Après l’annonce d’un projet de suppression de plus de 1 000 emplois de soignants en 2010 à l’Assistance publique-Hôpitaux de Paris, tous les médecins assumant une responsabilité de gestion menacent de démissionner. En cause : les restrictions budgétaires et la tarification à l’activité.
Le mouvement est sans précédent. L’ensemble des médecins de l’Assistance publique-Hôpitaux de Paris a décidé de défier le gouvernement. C’est leur représentant auprès de la direction de l’AP, le professeur Pierre Coriat, président de la Commission médicale d’établissement (CME), sorte de parlement des médecins, qui avait en quelque sorte donné le signal, la semaine dernière, en rendant publique sa menace de démissionner si un projet de suppression d’un millier d’emplois de soignants et de 150 postes de médecins, en 2010, n’était pas remis en question. « Depuis mon annonce, nous indique Pierre Coriat, je suis très massivement suivi par les présidents de comités médicaux consultatifs (structure de gestion des établissements – NDLR). » Eux aussi, ainsi que les chefs de pôle, projettent à leur tour de rendre leur tablier. Leur diagnostic est clair° : si ce projet est appliqué, venant à la suite d’autres saignées de l’emploi en 2009 et les années précédentes, il « aboutira inéluctablement à une diminution de l’offre et de la qualité des soins », avertit Pierre Coriat, dans la lettre adressée à la direction annonçant son intention, et « approuvée à l’unanimité par la CME », précise-t-il.

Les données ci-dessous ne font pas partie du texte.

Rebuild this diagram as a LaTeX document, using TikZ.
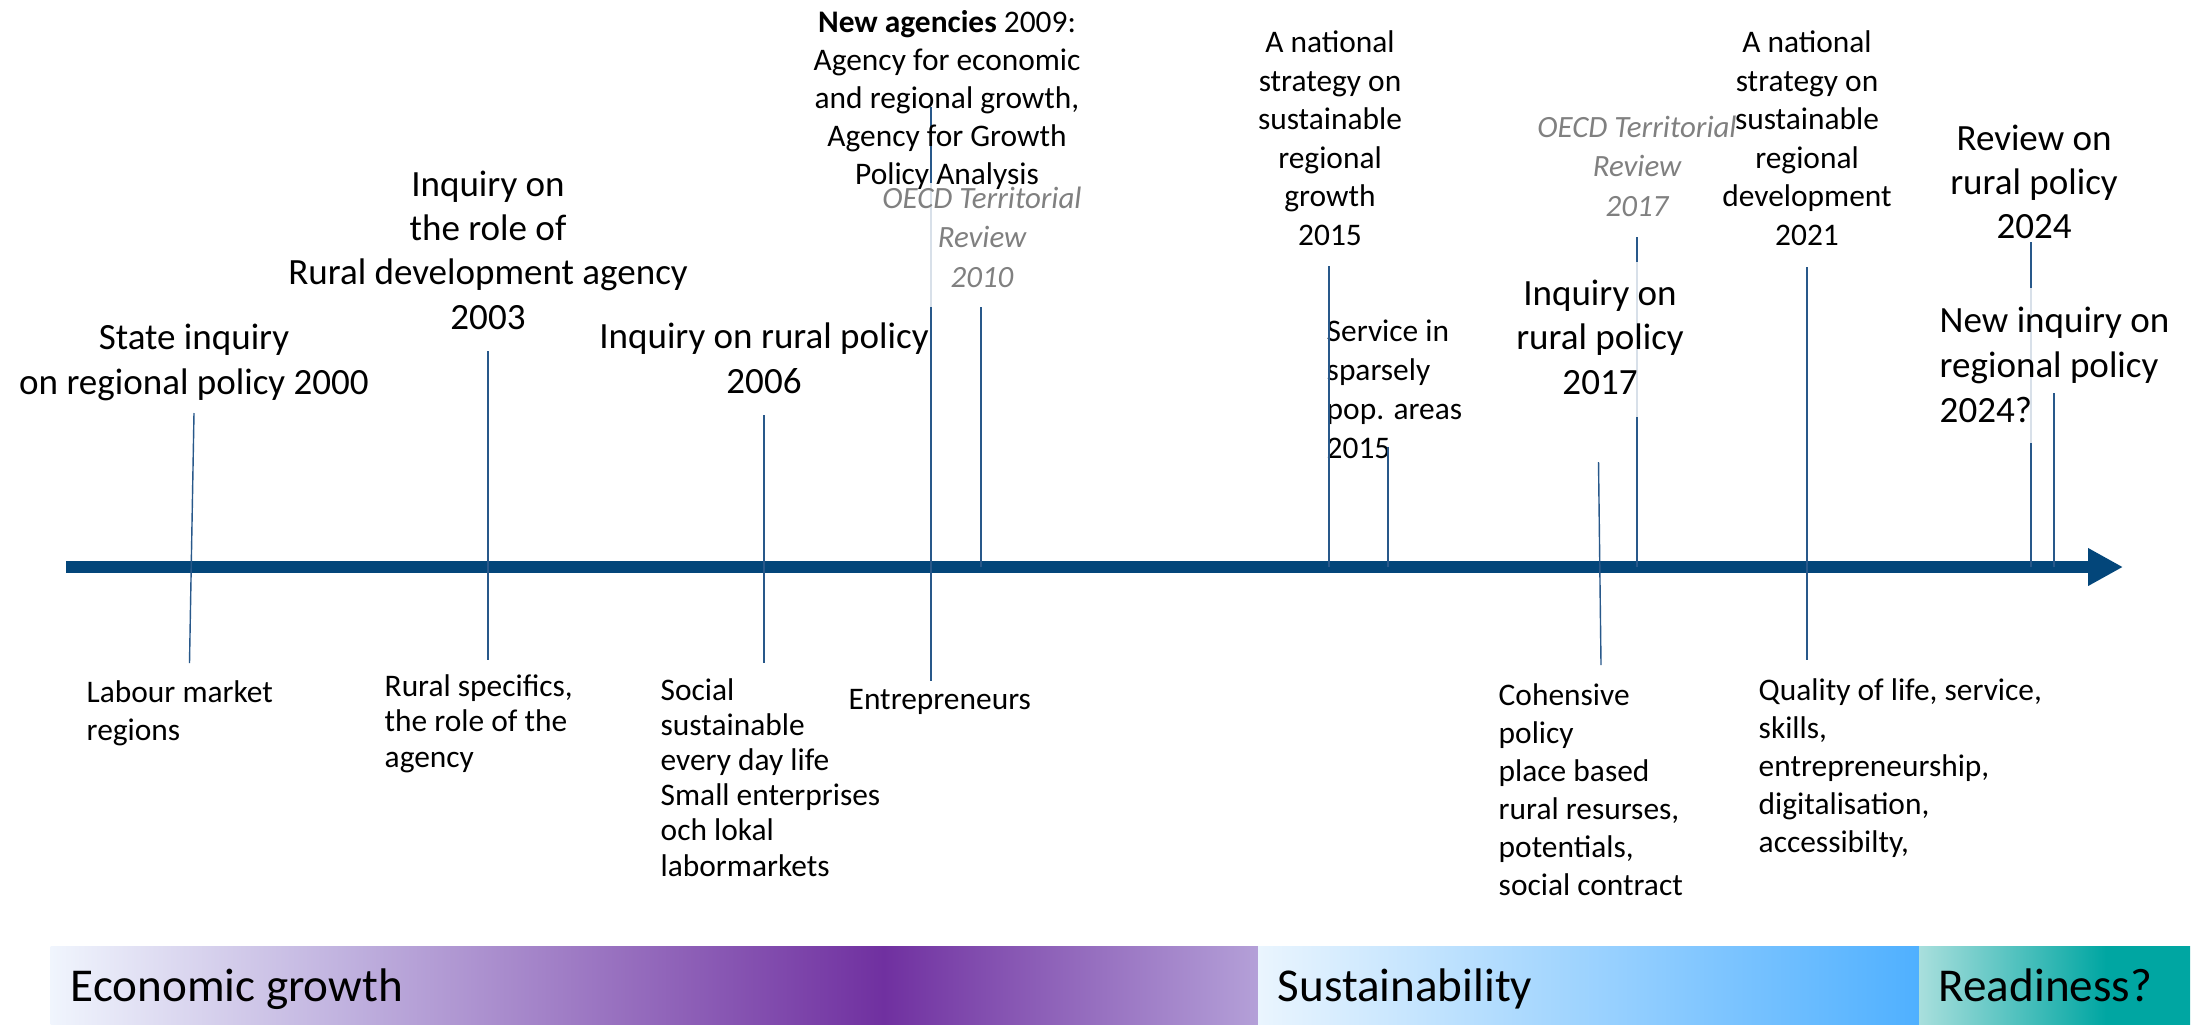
\documentclass[tikz,border=0pt]{standalone}
\usepackage{fontspec}
\setmainfont{Carlito}
\usetikzlibrary{arrows.meta}

% palette
\definecolor{axisblue}{RGB}{3,70,122}
\definecolor{tickblue}{RGB}{40,88,138}
\definecolor{oecdgray}{RGB}{128,128,128}
\definecolor{ecA}{HTML}{F0F5FD}
\definecolor{ecB}{HTML}{BFB0DE}
\definecolor{ecC}{HTML}{7030A0}
\definecolor{ecD}{HTML}{B4A0D8}
\definecolor{suA}{HTML}{EAF5FE}
\definecolor{suB}{HTML}{4FB0FF}
\definecolor{rdA}{HTML}{A9DFDD}
\definecolor{rdB}{HTML}{00A6A2}

% era bands (inner 25bp..75bp is stretched over the band)
\pgfdeclarehorizontalshading{econband}{100bp}{color(0bp)=(ecA); color(25bp)=(ecA); color(37.5bp)=(ecB); color(59.5bp)=(ecC); color(75bp)=(ecD); color(100bp)=(ecD)}
\pgfdeclarehorizontalshading{readyband}{100bp}{color(0bp)=(rdA); color(25bp)=(rdA); color(59.5bp)=(rdB); color(100bp)=(rdB)}

% multi-line labels are placed by the baseline of their last line
\tikzset{
  lbl/.style={inner sep=0pt, text=black},
  bigc/.style={lbl, align=center, anchor=base, font=\fontsize{10.53pt}{#1}\selectfont},
  bigc/.default=12.52pt,
  bigl/.style={lbl, align=left, anchor=base west, font=\fontsize{10.53pt}{#1}\selectfont},
  bigl/.default=12.52pt,
  medc/.style={lbl, align=center, anchor=base, font=\fontsize{8.93pt}{#1}\selectfont},
  medc/.default=10.93pt,
  medl/.style={lbl, align=left, anchor=base west, font=\fontsize{8.93pt}{#1}\selectfont},
  medl/.default=10.93pt,
  oecd/.style={lbl, align=center, anchor=base, text=oecdgray, font=\fontsize{8.8pt}{11.1pt}\selectfont\itshape},
  bandtxt/.style={lbl, anchor=base west, font=\fontsize{13.4pt}{16pt}\selectfont},
  veil/.style={inner sep=0pt, draw=none, fill=white, fill opacity=0.82},
  tick/.style={draw=tickblue, line width=0.4pt},
  axisline/.style={draw=axisblue, line width=3.3pt, -{Triangle[length=9.96pt, width=10.07pt]}}
}

\begin{document}
\begin{tikzpicture}[x=0.01cm, y=-0.01cm]
\useasboundingbox (0,0) rectangle (2201,1024);

% ---- era bands ----
\shade[shading=econband] (50.5,946) rectangle (1258,1024);
\shade[left color=suA, right color=suB] (1258,946) rectangle (1919,1024);
\shade[shading=readyband] (1919,946) rectangle (2190,1024);
\node[bandtxt] (tEcon) at (70,1001) {Economic growth};
\node[bandtxt] (tSust) at (1277,1001) {Sustainability};
\node[bandtxt] (tRead) at (1938,1001) {Readiness?};

% ---- time axis ----
\coordinate (axL) at (66,567);
\coordinate (axR) at (2123,567);
\draw[axisline] (axL) -- (axR);

% ---- tick end points ----
\coordinate (t2000) at (194,413);   \coordinate (e2000) at (189.5,663);
\coordinate (t2003) at (488,351);   \coordinate (e2003) at (488,660);
\coordinate (t2006) at (764,415);   \coordinate (e2006) at (764,663);
\coordinate (t2009) at (931,107);   \coordinate (e2009) at (931,681);
\coordinate (t2010) at (981,307);   \coordinate (e2010) at (981,567);
\coordinate (t2015) at (1329,266);  \coordinate (e2015) at (1329,567);
\coordinate (t2015s) at (1388,447); \coordinate (e2015s) at (1388,567);
\coordinate (t2017) at (1598.5,462);\coordinate (e2017) at (1601,665);
\coordinate (t2017o) at (1637,237); \coordinate (e2017o) at (1637,567);
\coordinate (t2021) at (1807,267);  \coordinate (e2021) at (1807,660);
\coordinate (t2024r) at (2031,242); \coordinate (e2024r) at (2031,567);
\coordinate (t2024n) at (2054,393); \coordinate (e2024n) at (2054,567);

% ticks that run behind translucent text boxes
\draw[tick] (t2009) -- (e2009);
\draw[tick] (t2017o) -- (e2017o);
\draw[tick] (t2024r) -- (e2024r);

% translucent text boxes
\node[veil, minimum width=61.2pt, minimum height=35.3pt] (vA) at (982.5,245) {};
\node[veil, minimum width=48.4pt, minimum height=44.1pt] (vB) at (1600,339.5) {};
\node[veil, minimum width=61.2pt, minimum height=44.1pt] (vC) at (2042.5,365.5) {};

% ---- events above the axis ----
\node[bigc] (n2000) at (194,394) {State inquiry\\on regional policy 2000};
\node[bigc] (n2003) at (488,329) {Inquiry on\\the role of\\Rural development agency\\2003};
\node[bigc] (n2006) at (764,393) {Inquiry on rural policy\\2006};
\node[medc=10.8pt] (n2009) at (947,184) {\textbf{New agencies} 2009:\\Agency for economic\\and regional growth,\\Agency for Growth\\Policy Analysis};
\node[oecd] (o2010) at (982,287) {OECD Territorial\\Review\\2010};
\node[medc] (n2015) at (1330,245) {A national\\strategy on\\sustainable\\regional\\growth\\2015};
\node[medl=11pt] (s2015) at (1326,458) {Service in\\sparsely\\pop. areas\\2015};
\node[bigc] (n2017) at (1600,394) {Inquiry on\\rural policy\\2017};
\node[oecd] (o2017) at (1637,216) {OECD Territorial\\Review\\2017};
\node[medc] (n2021) at (1807,245) {A national\\strategy on\\sustainable\\regional\\development\\2021};
\node[bigc=12.38pt] (n2024r) at (2034,238) {Review on\\rural policy\\2024};
\node[bigl=12.66pt] (n2024n) at (1939,422) {New inquiry on\\regional policy\\2024?};

% ---- themes below the axis ----
\node[medl=10.53pt] (b2000) at (86,740) {Labour market\\regions};
\node[medl=9.96pt] (b2003) at (384,767) {Rural specifics,\\the role of the\\agency};
\node[medl=10.0pt] (b2006) at (660,876) {Social\\sustainable\\every day life\\Small enterprises\\och lokal\\labormarkets};
\node[medl] (b2009) at (848,709) {Entrepreneurs};
\node[medl=10.8pt] (b2017) at (1498,895) {Cohensive\\policy\\place based\\rural resurses,\\potentials,\\social contract};
\node[medl=10.8pt] (b2021) at (1758,852) {Quality of life, service,\\skills,\\entrepreneurship,\\digitalisation,\\accessibilty,};

% ---- remaining ticks ----
\draw[tick] (t2000) -- (e2000);
\draw[tick] (t2003) -- (e2003);
\draw[tick] (t2006) -- (e2006);
\draw[tick] (t2010) -- (e2010);
\draw[tick] (t2015) -- (e2015);
\draw[tick] (t2015s) -- (e2015s);
\draw[tick] (t2017) -- (e2017);
\draw[tick] (t2021) -- (e2021);
\draw[tick] (t2024n) -- (e2024n);
\end{tikzpicture}
\end{document}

Pour lui comme pour ses collègues, l’AP-HP, pièce maîtresse du système de soins en France, avec ses 37 établissements, ses 90 000 agents, ses médecins de haut niveau dans nombre de spécialités, qui constituent un potentiel de soins, mais aussi de recherche, rayonnant bien au-delà de l’Île-de-France, est désormais menacée de « ne plus pouvoir remplir ses missions ». Illustration du niveau de tension déjà atteint à l’AP, deux responsables médicaux, les professeurs Bensman et Lejonc, respectivement chef de service à l’hôpital Trousseau et à Henri-Mondor, ont récemment remis leur démission de leurs fonctions administratives, en signe de protestation contre les réductions de personnel. Afin, dit l’un d’eux, de ne pas « être complice de cet énorme gâchis ».
En toile de fond de ce conflit, les restrictions budgétaires, qui conduisent les établissements de l’AP-HP, comme les autres, à réduire leur personnel (70 % des dépenses)° : l’Assistance publique devrait ainsi réaliser quelque 300 millions d’euros d’économies en 2010. Mais aussi la mise en œuvre du financement des hôpitaux par la tarification à l’activité (T2A), un système taillé sur mesure pour les cliniques privées, mais qui pénalise les établissements publics en « oubliant » de financer les missions de service public qu’ils sont pourtant les seuls à assurer. Au diapason de ces médecins, l’intersyndicale des personnels de l’AP-HP (CGT, FO, SUD, CFTC, CFDT, SNCH), estime à 6 000 emplois la facture totale des « plans sociaux successifs », et rappelle que, faute d’effectifs suffisants, le personnel cumule déjà un volume d’heures ou de jours supplémentaires travaillés représentant 2 636 emplois. Elle alerte, elle aussi, sur le « risque majeur de dégradation de l’offre publique de soins ».